— Start of GIVEN RECORDS —
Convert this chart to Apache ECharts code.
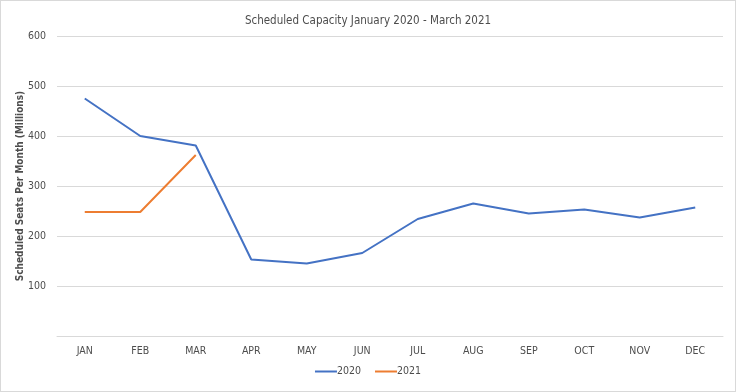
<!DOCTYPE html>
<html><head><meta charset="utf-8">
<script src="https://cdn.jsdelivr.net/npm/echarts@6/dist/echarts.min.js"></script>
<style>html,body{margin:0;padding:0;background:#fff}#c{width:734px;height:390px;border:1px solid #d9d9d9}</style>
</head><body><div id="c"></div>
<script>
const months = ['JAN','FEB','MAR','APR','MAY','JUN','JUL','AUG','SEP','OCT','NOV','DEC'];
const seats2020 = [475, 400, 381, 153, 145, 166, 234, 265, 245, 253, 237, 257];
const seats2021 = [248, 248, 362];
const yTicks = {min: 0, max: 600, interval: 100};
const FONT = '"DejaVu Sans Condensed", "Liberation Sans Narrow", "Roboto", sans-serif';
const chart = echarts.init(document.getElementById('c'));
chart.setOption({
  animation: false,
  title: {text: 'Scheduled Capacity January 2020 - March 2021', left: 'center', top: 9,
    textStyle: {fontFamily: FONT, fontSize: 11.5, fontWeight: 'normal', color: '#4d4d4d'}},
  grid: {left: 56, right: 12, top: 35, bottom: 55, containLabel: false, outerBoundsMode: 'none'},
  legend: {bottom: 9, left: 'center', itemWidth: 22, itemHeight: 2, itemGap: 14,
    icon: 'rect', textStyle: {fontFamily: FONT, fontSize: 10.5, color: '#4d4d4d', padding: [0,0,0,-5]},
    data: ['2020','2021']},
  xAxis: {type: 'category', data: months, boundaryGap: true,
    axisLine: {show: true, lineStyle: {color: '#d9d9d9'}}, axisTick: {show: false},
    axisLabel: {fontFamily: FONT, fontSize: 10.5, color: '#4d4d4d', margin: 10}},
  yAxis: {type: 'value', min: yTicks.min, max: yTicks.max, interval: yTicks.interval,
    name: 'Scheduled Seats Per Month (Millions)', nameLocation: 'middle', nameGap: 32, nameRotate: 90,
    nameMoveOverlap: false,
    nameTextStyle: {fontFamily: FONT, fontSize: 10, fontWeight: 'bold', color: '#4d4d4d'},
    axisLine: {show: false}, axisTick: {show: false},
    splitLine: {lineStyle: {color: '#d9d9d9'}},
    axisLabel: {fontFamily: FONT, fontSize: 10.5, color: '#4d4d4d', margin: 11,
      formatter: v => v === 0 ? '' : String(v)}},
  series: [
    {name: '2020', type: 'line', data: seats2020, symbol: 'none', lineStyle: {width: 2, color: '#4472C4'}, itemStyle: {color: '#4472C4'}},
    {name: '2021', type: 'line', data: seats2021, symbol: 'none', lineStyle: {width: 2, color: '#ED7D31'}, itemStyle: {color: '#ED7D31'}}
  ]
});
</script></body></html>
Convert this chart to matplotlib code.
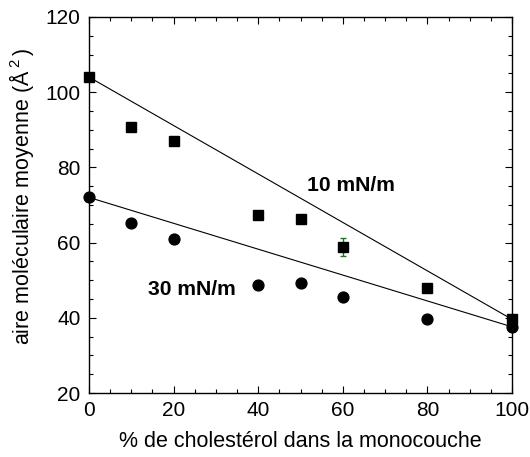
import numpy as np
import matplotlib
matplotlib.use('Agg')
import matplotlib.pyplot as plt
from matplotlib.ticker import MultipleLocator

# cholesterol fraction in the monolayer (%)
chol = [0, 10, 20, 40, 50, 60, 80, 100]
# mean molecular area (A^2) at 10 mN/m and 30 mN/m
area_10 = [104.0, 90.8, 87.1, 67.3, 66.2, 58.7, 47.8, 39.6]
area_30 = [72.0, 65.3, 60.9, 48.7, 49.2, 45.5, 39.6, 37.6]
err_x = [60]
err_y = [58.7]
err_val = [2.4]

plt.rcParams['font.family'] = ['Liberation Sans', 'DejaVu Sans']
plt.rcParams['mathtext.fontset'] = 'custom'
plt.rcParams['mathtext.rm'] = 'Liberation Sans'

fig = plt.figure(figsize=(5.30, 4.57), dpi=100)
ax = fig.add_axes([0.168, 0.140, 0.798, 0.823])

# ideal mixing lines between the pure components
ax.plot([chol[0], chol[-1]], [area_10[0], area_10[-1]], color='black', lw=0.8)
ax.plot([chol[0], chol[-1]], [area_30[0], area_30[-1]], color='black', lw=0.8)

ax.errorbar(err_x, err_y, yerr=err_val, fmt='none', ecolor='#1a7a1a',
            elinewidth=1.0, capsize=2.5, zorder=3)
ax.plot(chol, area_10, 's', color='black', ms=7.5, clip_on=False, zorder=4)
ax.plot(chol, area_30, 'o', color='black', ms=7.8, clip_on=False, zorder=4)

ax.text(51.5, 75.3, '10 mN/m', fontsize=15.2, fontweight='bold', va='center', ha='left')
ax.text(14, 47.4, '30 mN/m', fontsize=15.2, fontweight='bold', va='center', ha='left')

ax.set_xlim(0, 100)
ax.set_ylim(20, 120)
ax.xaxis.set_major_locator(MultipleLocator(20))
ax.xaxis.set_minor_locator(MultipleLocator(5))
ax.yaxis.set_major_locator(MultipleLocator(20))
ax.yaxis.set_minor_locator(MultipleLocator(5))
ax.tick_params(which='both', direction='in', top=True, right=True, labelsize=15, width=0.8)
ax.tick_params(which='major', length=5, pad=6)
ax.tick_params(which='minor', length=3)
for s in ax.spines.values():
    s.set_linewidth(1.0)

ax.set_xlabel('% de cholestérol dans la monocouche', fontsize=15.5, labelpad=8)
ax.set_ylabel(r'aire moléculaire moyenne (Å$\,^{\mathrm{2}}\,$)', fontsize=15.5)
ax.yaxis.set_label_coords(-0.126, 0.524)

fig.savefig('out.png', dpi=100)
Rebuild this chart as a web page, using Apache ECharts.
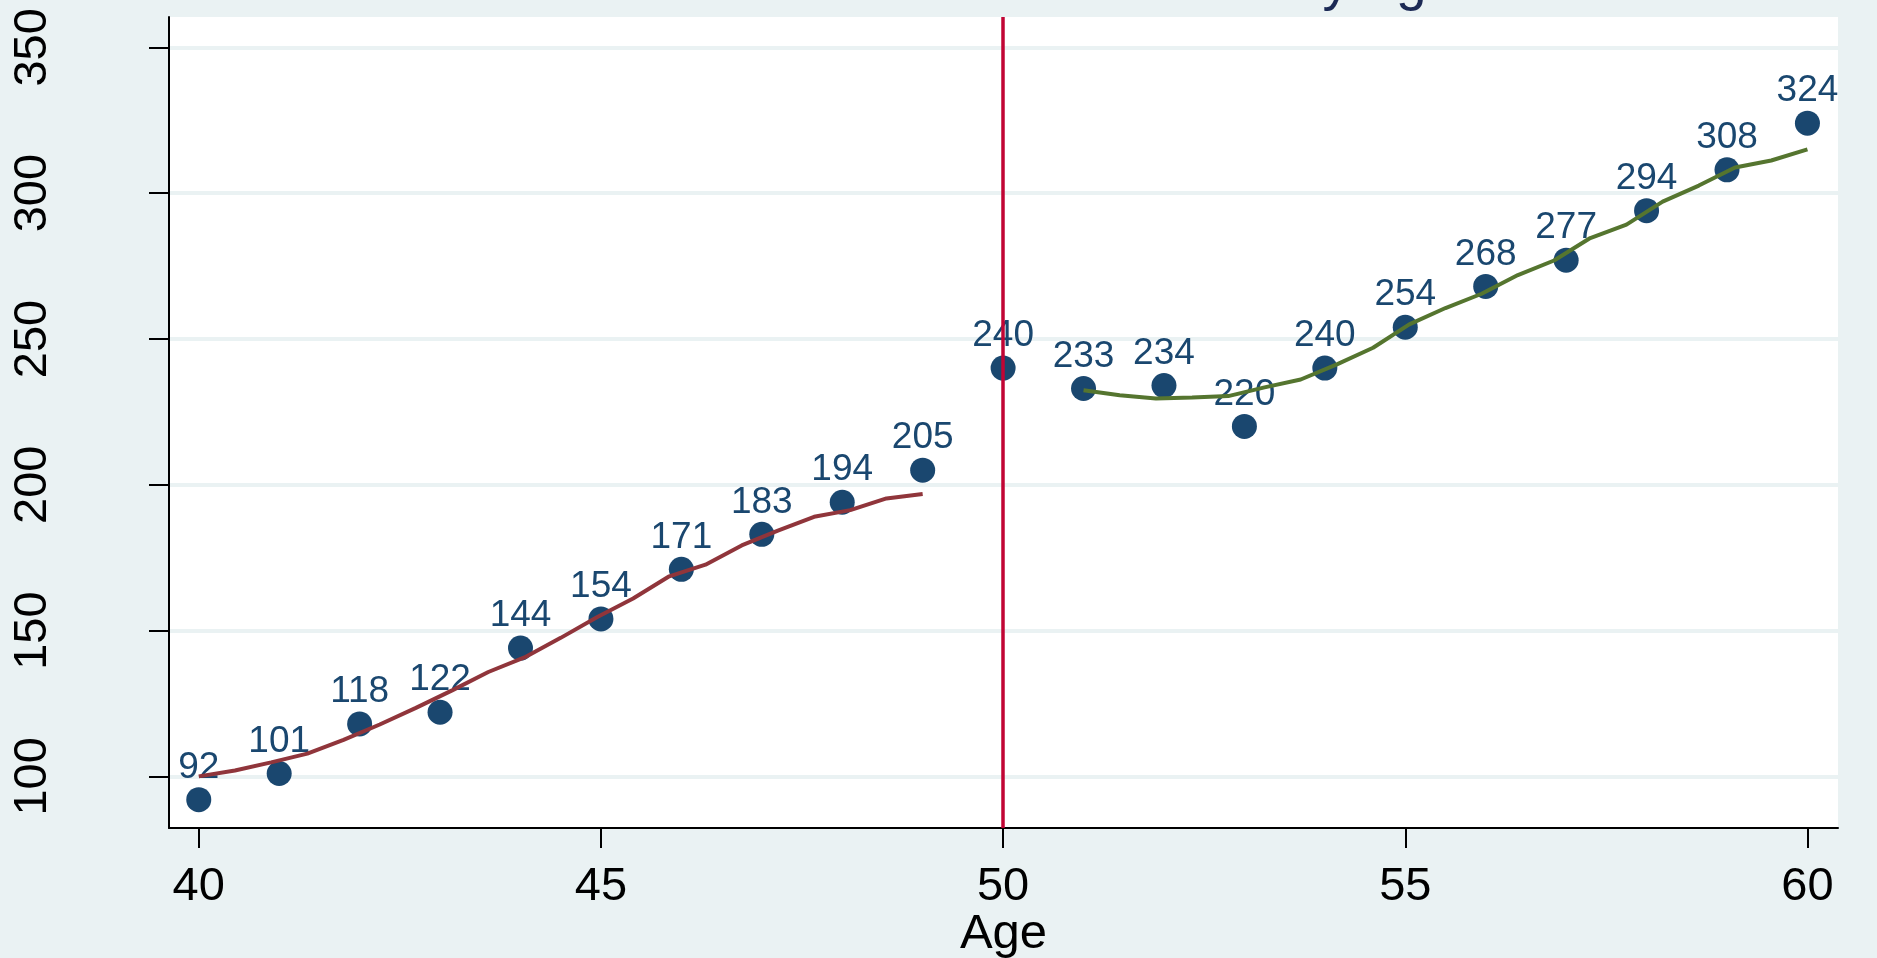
— End of GIVEN RECORDS —
THE PROBLEM
Say how many lines in this listing hold the string "matplotlib", giving the count and nothing more.

CORRECT OUTPUT
5